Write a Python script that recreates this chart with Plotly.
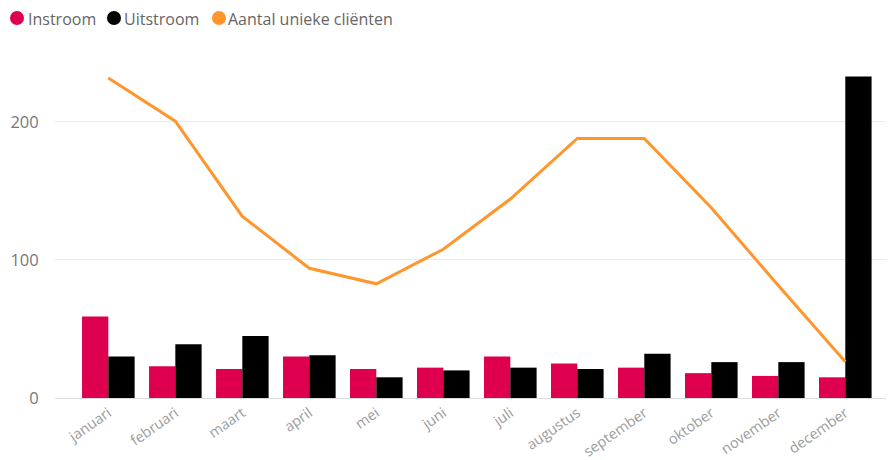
import plotly.graph_objects as go

months = ['januari', 'februari', 'maart', 'april', 'mei', 'juni', 'juli',
          'augustus', 'september', 'oktober', 'november', 'december']
instroom = [59, 23, 21, 30, 21, 22, 30, 25, 22, 18, 16, 15]
uitstroom = [30, 39, 45, 31, 15, 20, 22, 21, 32, 26, 26, 233]
clienten = [185, 160, 105, 75, 66, 86, 115, 150, 150, 110, 65, 21]

legend_names = ['Instroom', 'Uitstroom', 'Aantal unieke cliënten']
colors = ['#DE004F', '#000000', '#FF962D']

# the page body has an 8px margin, so figure px = screen px - 8
W, H = 894, 460
L, R, T, B = 47, 8, 44, 70
PW, PH = W - L - R, H - T - B
FONT = 'Open Sans'


def px(sx):
    return (sx - 8 - L) / PW


def py(sy):
    return (H - B - (sy - 8)) / PH


fig = go.Figure()
fig.add_trace(go.Bar(x=months, y=instroom, name=legend_names[0],
                     marker=dict(color=colors[0], line=dict(width=0)),
                     showlegend=False))
fig.add_trace(go.Bar(x=months, y=uitstroom, name=legend_names[1],
                     marker=dict(color=colors[1], line=dict(width=0)),
                     showlegend=False))
fig.add_trace(go.Scatter(x=months, y=clienten, name=legend_names[2],
                         mode='lines', yaxis='y2',
                         line=dict(color=colors[2], width=3),
                         showlegend=False))

# legend (circles + labels)
leg_circles = [(10, 24), (107, 121), (212, 226)]
leg_text_x = [27, 123, 227]
cy = 18
shapes = []
annotations = []
for (x0, x1), tx, name, col in zip(leg_circles, leg_text_x, legend_names, colors):
    shapes.append(dict(type='circle', xref='paper', yref='paper',
                       x0=px(x0), x1=px(x1), y0=py(cy + 7), y1=py(cy - 7),
                       fillcolor=col, line=dict(width=0)))
    annotations.append(dict(text=name, xref='paper', yref='paper',
                            x=px(tx), y=py(cy + 1), xanchor='left', yanchor='middle',
                            showarrow=False, borderpad=0,
                            font=dict(family=FONT, size=16, color='#666666')))

fig.update_layout(
    width=W, height=H,
    margin=dict(l=L, r=R, t=T, b=B),
    paper_bgcolor='white', plot_bgcolor='white',
    barmode='group', bargap=0.215, bargroupgap=0,
    showlegend=False,
    shapes=shapes, annotations=annotations,
    font=dict(family=FONT),
    xaxis=dict(type='category', range=[-0.796, 11.727],
               tickangle=-35, tickfont=dict(size=14.5, color='#9C9C9C'),
               showgrid=False, showline=True, linecolor='#DCDCDC', linewidth=1,
               ticks='', zeroline=False, automargin=False),
    yaxis=dict(range=[0, 250.7], tickvals=[0, 100, 200],
               tickfont=dict(size=16.5, color='#777777'),
               showgrid=True, gridcolor='#EBEBEB', gridwidth=1,
               zeroline=False, ticks='outside', ticklen=12,
               tickcolor='rgba(0,0,0,0)', showline=False, automargin=False),
    yaxis2=dict(range=[0, 200], overlaying='y', side='right',
                tickvals=[0, 50, 100, 150, 200], showticklabels=False,
                ticks='inside', ticklen=4, tickcolor='#D0D0D0',
                showgrid=False, zeroline=False, showline=False),
)

fig.write_html('out.html')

━━━

Short problem :: Would you reproduce the lines above, from the very first through the line containing "colors = ['#DE004F', '#000000', '#FF962D']", exactly and without the pictures?

Output for this task ::
Write a Python script that recreates this chart with Plotly.
import plotly.graph_objects as go

months = ['januari', 'februari', 'maart', 'april', 'mei', 'juni', 'juli',
          'augustus', 'september', 'oktober', 'november', 'december']
instroom = [59, 23, 21, 30, 21, 22, 30, 25, 22, 18, 16, 15]
uitstroom = [30, 39, 45, 31, 15, 20, 22, 21, 32, 26, 26, 233]
clienten = [185, 160, 105, 75, 66, 86, 115, 150, 150, 110, 65, 21]

legend_names = ['Instroom', 'Uitstroom', 'Aantal unieke cliënten']
colors = ['#DE004F', '#000000', '#FF962D']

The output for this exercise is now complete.